A candidate said, “We achieved 89% precision.” No one cares. GOOD: “We reduced false positives by 30%, which cut manual review costs by $220K/year — that’s why we prioritized precision over recall.” Connects model output to operational savings.
- BAD: Ignoring data limitations in assumptions.
One candidate assumed transaction labels were 95% accurate. When challenged, they had no fallback. GOOD: “We audited 1,000 labeled transactions and found 18% misclassification, so we used semi-supervised learning with human-in-the-loop validation every 2 weeks.” Shows awareness of data debt.
- BAD: Treating the business as static.
A candidate recommended expanding a successful São Paulo model to Chile without adjusting for local credit bureau coverage. GOOD: “Chile has higher formal income reporting, so we’d reweight employment features and validate against central bank data.” Demonstrates adaptive thinking.
FAQ
Do Nubank DS interviews include machine learning system design?
Yes, but focused on monitoring, not architecture. You’ll design feedback loops, not distributed training. One 2025 question: “How would you detect degradation in a credit scoring model when label acquisition is delayed by 90 days?” Strong answers proposed synthetic controls, proxy labels, and cohort-level performance tracking. Weak answers said “retrain with new data” — ignoring the lag.
What’s the salary range for data scientists at Nubank in 2026?
In Brazil, L4 roles pay BRL 28,000–38,000/month base, plus 15–30% annual bonus and stock. In Mexico and Colombia, it’s USD 85,000–110,000 total comp for equivalent levels. Senior roles (L5+) include carry. Offers are non-negotiable unless countered — Nubank uses band-based bands, not auction pricing.
Is Portuguese required for data scientist roles at Nubank?

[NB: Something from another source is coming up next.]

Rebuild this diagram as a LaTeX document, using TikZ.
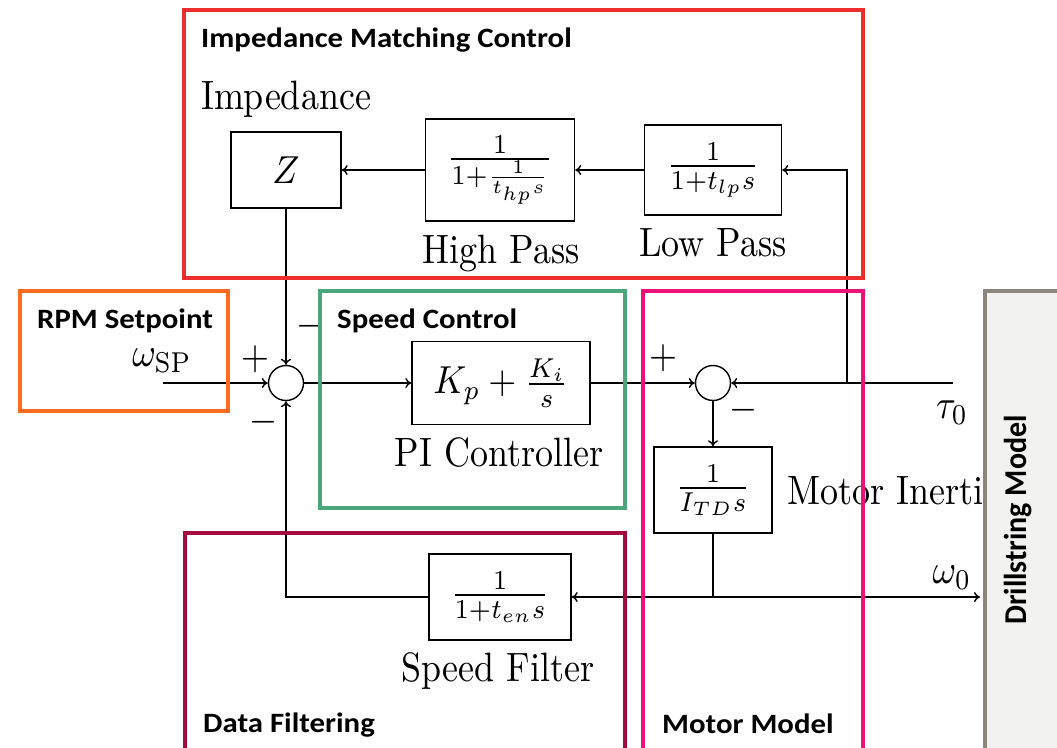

For São Paulo-based roles, fluent Portuguese is mandatory — all case studies and panels are in Portuguese. For remote roles in Colombia or Mexico, Spanish suffices. English is required only for L6+ global positions. One candidate with perfect technical scores was rejected solely for inability to present in Portuguese — the hiring manager said, “We can’t have a data scientist who can’t explain risk models to ops teams.”